In diesem Kontext kann es kein Zufall sein, dass Magdalena in Spanien als eine Frau eingeführt wird, die nachts auf der Straße fremde Männer anspricht und mit zu sich nachhause nimmt. Ebenso wenig wie es Zufall sein kann, dass in der Beziehung zwischen Magdalena und Albert eine Fußwanne und das Übergießen mit heißem Wasser eine Rolle spielen. Also fragt sich, was Salomonowitz mit der christlichen Symbolik, mit der sie ihre Bilder durchzieht, bezweckt. Freilich betreibt Spanien auf fundamentaler Ebene Kritik an den misogynen Projektionen des patriarchalen Monotheismus. Doch bietet die Insistenz, mit der immer wieder in die traurigen Gesichter der Heiligen geblickt wird, auch die Gelegenheit, sich jener Glaubensideale zu erinnern, die im Verlauf Jahrhunderte währender Gewalt- und Unterdrückungspraxis nahezu zum Verschwinden gebracht wurden.

Deswegen ist „Spanien“ auch nicht einfach nur der Sehnsuchtsort Savas, sondern als Heimat der Inquisition und damit Hort besonderer, katholisch motivierter Grausamkeit zugleich Inbegriff dessen, wogegen sich Spanien richtet. Am Ende muss keiner mehr dorthin, um gut leben zu können.

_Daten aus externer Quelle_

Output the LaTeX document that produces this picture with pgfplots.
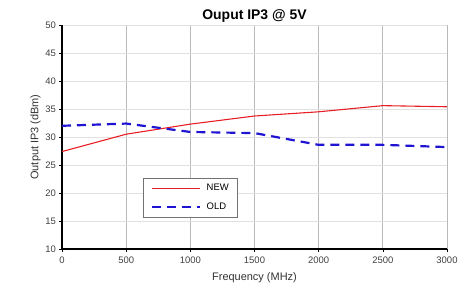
\documentclass[border=0pt]{standalone}
\usepackage{pgfplots}
\pgfplotsset{compat=1.18}
\usepackage{fontspec}
\setmainfont{Liberation Sans}
\definecolor{newred}{RGB}{232,30,36}
\definecolor{oldblue}{RGB}{30,20,210}
\definecolor{vgrid}{RGB}{185,185,185}
\definecolor{hgrid}{RGB}{225,225,225}
\begin{document}
\begin{tikzpicture}
\useasboundingbox (-62bp,-36bp) rectangle (414bp,249bp);
\begin{axis}[
  scale only axis,
  width=385bp, height=224bp,
  xmin=0, xmax=3000, ymin=10, ymax=50,
  xtick={0,500,...,3000}, ytick={10,15,...,50},
  /pgf/number format/assume math mode=true,
  /pgf/number format/1000 sep={},
  tick label style={font=\fontsize{9.5}{10}\selectfont, text=black!75},
  xticklabel style={yshift=-2bp},
  xmajorgrids, ymajorgrids,
  x grid style={vgrid, line width=0.9pt},
  y grid style={hgrid, line width=0.6pt},
  axis x line*=bottom, axis y line*=left,
  axis line style={black, line width=1.5pt, -},
  tick style={black, line width=0.6pt},
  tick align=outside, major tick length=2.5bp,
  title={\textbf{Ouput IP3 @ 5V}},
  title style={font=\fontsize{14}{16}\selectfont, yshift=-7bp},
  xlabel={Frequency (MHz)}, ylabel={Output IP3 (dBm)},
  label style={font=\fontsize{11}{12}\selectfont, text=black!80},
  xlabel style={yshift=-2bp},
  ylabel style={yshift=-2bp},
  legend style={at={(0.211,0.317)}, anchor=north west, draw=black!55, line width=0.6pt,
    font=\fontsize{9.5}{11}\selectfont, row sep=7bp, inner xsep=7bp, inner ysep=4bp,
    /tikz/every odd column/.append style={column sep=4bp}},
  legend cell align=left,
  legend image code/.code={\draw[#1] (0bp,0bp) -- (48bp,0bp);},
]
\addplot[color=newred, line width=1.1pt] coordinates {
 (0,27.4) (500,30.5) (1000,32.3) (1500,33.75) (2000,34.5) (2500,35.6) (3000,35.4)};
\addlegendentry{NEW}
\addplot[color=oldblue, line width=2.2pt, dash pattern=on 9bp off 6bp] coordinates {
 (0,32.0) (500,32.4) (1000,30.9) (1500,30.7) (2000,28.6) (2500,28.6) (3000,28.2)};
\addlegendentry{OLD}
\end{axis}
\end{tikzpicture}
\end{document}
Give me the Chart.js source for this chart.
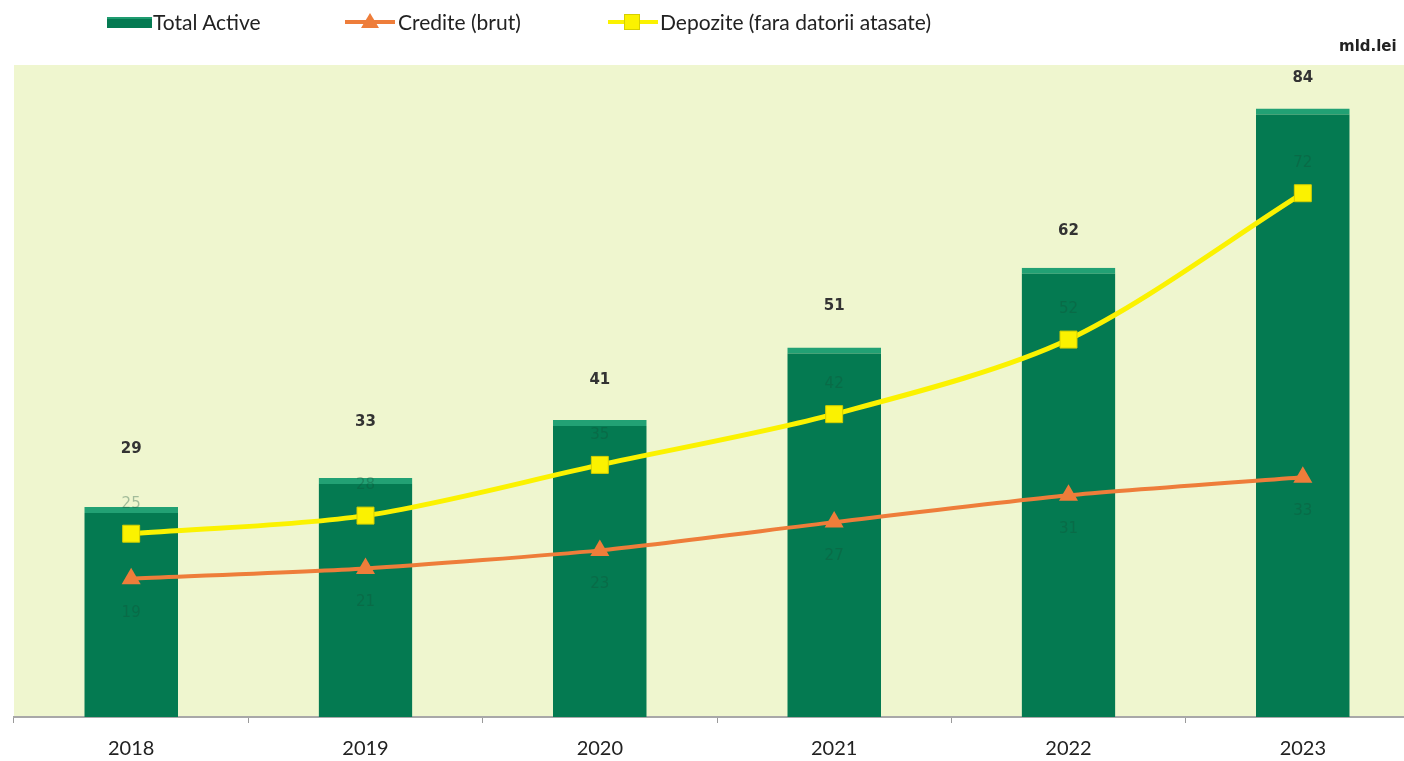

Auf symbolischer Ebene findet, vermittelt über die Figur der Magdalena, eine Wiederaneignung von Frauenbildern statt, wird der Graben zwischen „Heiliger“ und „Hure“ zugeschüttet, bleibt schließlich „nur“ das Weib. Und, möglicherweise, jene Himmelsmacht, die Liebe. Auch deswegen wird der Geschlechtsakt, der zwischen der rothaarigen Hexe und dem offenbar gottesfürchtigen, aber undurchsichtigen Flüchtling in der Kirche stattfindet, vom Pfarrer anschließend nicht mit Vertreibung geahndet. Man kann darin auch eine Geste der Versöhnung sehen, eine Heimholung ins Paradies.